Tuesday 6 March 2012

Fearless Females 2012: Meeting and marrying

I actually know very little about how my grandparents and great-grandparents met and married, except for one story. This is part of the story of Victorine Hayward, as I remember it told to me by family friend Brenda Prendergast.
Victorine met my great grandfather, Leslie Gordon Hayward, at the age of about twenty, in a café somewhere in London. The year was about 1932/33. He was with a friend, whom Victorine took a bit of a shine to.
The three of them got chatting, and Victorine told them her story. She had run away from home (we have no idea where this ‘home’ was) at the age of about 16 when she discovered that her George Jones, the man she had been brought up by, was not in fact her father.
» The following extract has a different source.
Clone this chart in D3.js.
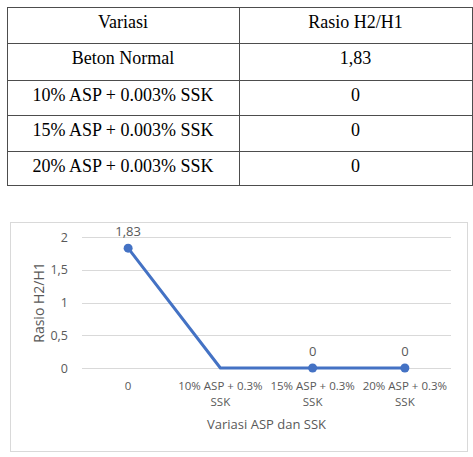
<!DOCTYPE html>
<html>
<head>
<meta charset="utf-8">
<script src="https://cdn.jsdelivr.net/npm/d3@7"></script>
<style>
  body { margin: 0; background: #fff; }
  svg { display: block; }
  .tbl text { font-family: "Liberation Serif", "DejaVu Serif", serif; }
</style>
</head>
<body>
<svg id="fig" width="473" height="457"></svg>
<script>
// data from the table
const tableHeader = ["Variasi", "Rasio H2/H1"];
const tableVariasi = ["Beton Normal", "10% ASP + 0.003% SSK", "15% ASP + 0.003% SSK", "20% ASP + 0.003% SSK"];
const tableRasio = ["1,83", "0", "0", "0"];

// data for the chart
const categories = ["0", "10% ASP + 0.3% SSK", "15% ASP + 0.3% SSK", "20% ASP + 0.3% SSK"];
const rasio = [1.83, 0, 0, 0];
const hasMarker = [true, false, true, true];
const yTicks = [0, 0.5, 1, 1.5, 2];

const svg = d3.select("#fig");
const fmt = v => String(v).replace(".", ",");

// ---- table ----
let tbl = {left: 7, right: 472, top: 7, rowH: [36, 37, 35, 36, 34], split: 239};
let rowsY = [tbl.top];
tbl.rowH.forEach(h => rowsY.push(rowsY[rowsY.length - 1] + h));
let tg = svg.append("g").attr("class", "tbl")
    .attr("font-size", 18).attr("fill", "#000");

rowsY.forEach(y => {
    tg.append("line").attr("x1", tbl.left).attr("x2", tbl.right)
        .attr("y1", y + 0.5).attr("y2", y + 0.5).attr("stroke", "#4d4d4d");
});
[tbl.left, tbl.split, tbl.right].forEach(x => {
    tg.append("line").attr("x1", x + 0.5).attr("x2", x + 0.5)
        .attr("y1", rowsY[0]).attr("y2", rowsY[rowsY.length - 1] + 1).attr("stroke", "#4d4d4d");
});
let rows = [tableHeader].concat(tableVariasi.map((v, i) => [v, tableRasio[i]]));
rows.forEach((r, i) => {
    let y = rowsY[i] + 21;
    tg.append("text").attr("x", (tbl.left + tbl.split) / 2).attr("y", y)
        .attr("text-anchor", "middle").text(r[0]);
    tg.append("text").attr("x", (tbl.split + tbl.right) / 2).attr("y", y)
        .attr("text-anchor", "middle").text(r[1]);
});

// ---- chart ----
let cfg = {boxX: 10, boxY: 222, boxW: 457, boxH: 229, left: 82, right: 451, top: 237, bottom: 368};
let grey = "#595959";
let cg = svg.append("g").attr("font-family", "'Open Sans', sans-serif");

cg.append("rect").attr("x", cfg.boxX + 0.5).attr("y", cfg.boxY + 0.5)
    .attr("width", cfg.boxW).attr("height", cfg.boxH)
    .attr("fill", "#fff").attr("stroke", "#d9d9d9");

let x = d3.scaleBand().domain(categories).range([cfg.left, cfg.right]);
let y = d3.scaleLinear().domain([0, 2]).range([cfg.bottom, cfg.top]);

// gridlines
cg.append("g").selectAll("line").data(yTicks).join("line")
    .attr("x1", cfg.left).attr("x2", cfg.right)
    .attr("y1", d => Math.round(y(d)) + 0.5).attr("y2", d => Math.round(y(d)) + 0.5)
    .attr("stroke", "#d9d9d9");

// y axis
let yAxis = cg.append("g").attr("transform", `translate(${cfg.left},0)`)
    .call(d3.axisLeft(y).tickValues(yTicks).tickFormat(fmt).tickSize(0).tickPadding(14));
yAxis.select(".domain").remove();
yAxis.selectAll("text").attr("fill", grey).attr("font-size", 12.5).attr("font-family", "'Open Sans', sans-serif");

// x axis
let xAxis = cg.append("g").attr("transform", `translate(0,${cfg.bottom})`)
    .call(d3.axisBottom(x).tickSize(0).tickPadding(14));
xAxis.select(".domain").remove();
xAxis.selectAll("text").attr("fill", grey).attr("font-size", 11.5).attr("font-family", "'Open Sans', sans-serif")
    .each(function(d) {
        let t = d3.select(this);
        let m = d.match(/^(.*%) (SSK)$/);
        if (!m) return;
        t.text(null).attr("dy", null);
        t.append("tspan").attr("x", 0).attr("dy", "0.71em").text(m[1]);
        t.append("tspan").attr("x", 0).attr("dy", "1.4em").text(m[2]);
    });

// axis titles
cg.append("text").attr("x", (cfg.left + cfg.right) / 2).attr("y", 429)
    .attr("text-anchor", "middle").attr("fill", grey).attr("font-size", 13)
    .text("Variasi ASP dan SSK");
cg.append("text").attr("transform", `translate(44,${(cfg.top + cfg.bottom) / 2}) rotate(-90)`)
    .attr("text-anchor", "middle").attr("fill", grey).attr("font-size", 14)
    .text("Rasio H2/H1");

// line
let cx = d => x(d) + x.bandwidth() / 2;
let line = d3.line().x((d, i) => cx(categories[i])).y(d => y(d));
cg.append("path").datum(rasio).attr("d", line)
    .attr("fill", "none").attr("stroke", "#4472c4").attr("stroke-width", 3)
    .attr("stroke-linejoin", "round");

let pts = rasio.map((v, i) => ({cat: categories[i], v: v, show: hasMarker[i]})).filter(d => d.show);
cg.append("g").selectAll("circle").data(pts).join("circle")
    .attr("cx", d => cx(d.cat)).attr("cy", d => y(d.v)).attr("r", 4.5)
    .attr("fill", "#4472c4");
cg.append("g").selectAll("text").data(pts).join("text")
    .attr("x", d => cx(d.cat)).attr("y", d => y(d.v) - 12)
    .attr("text-anchor", "middle").attr("fill", grey).attr("font-size", 13)
    .text(d => fmt(d.v));
</script>
</body>
</html>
Victorine’s mother Mabel had left her husband William Philip Hayward, an alcoholic actor, when her daughter was young. She subsequently met and set up home with George, who had treated Victorine as his own daughter. It was only on the death of her real father that Victorine found out, by overhearing a conversation between George and Mabel, and upset by the revelation left home. (Mabel and George later married.)
In London, while living with one of her aunts, Victorine had met a man named Fox. They married on Victorine’s eighteenth birthday in February 1931. They had a son, born on Christmas day that year. When the marriage broke down, she left him, taking her baby son with her, and lived for a short time in some sort of bed-and-breakfast or lodging house. But she had little money and conditions were poor. She had no choice but to return her son to the care of his father, where he would be properly looked after. Following this, her husband had deprived her of access to her child, and when Victorine met Leslie she was in despair at ever getting him back.
Leslie’s friend was incredulous and dismissed the story, but Leslie, it turns out, believed her and was sympathetic. The pair fell in love and Victorine was soon pregnant. Her husband divorced her on the grounds of adultery. Once the divorce was finalised, Leslie and Victorine married and Victorine gave birth to a son shortly afterwards, followed by my grandmother a few years later, just after the couple had relocated to Yorkshire. Victorine never saw her other son again.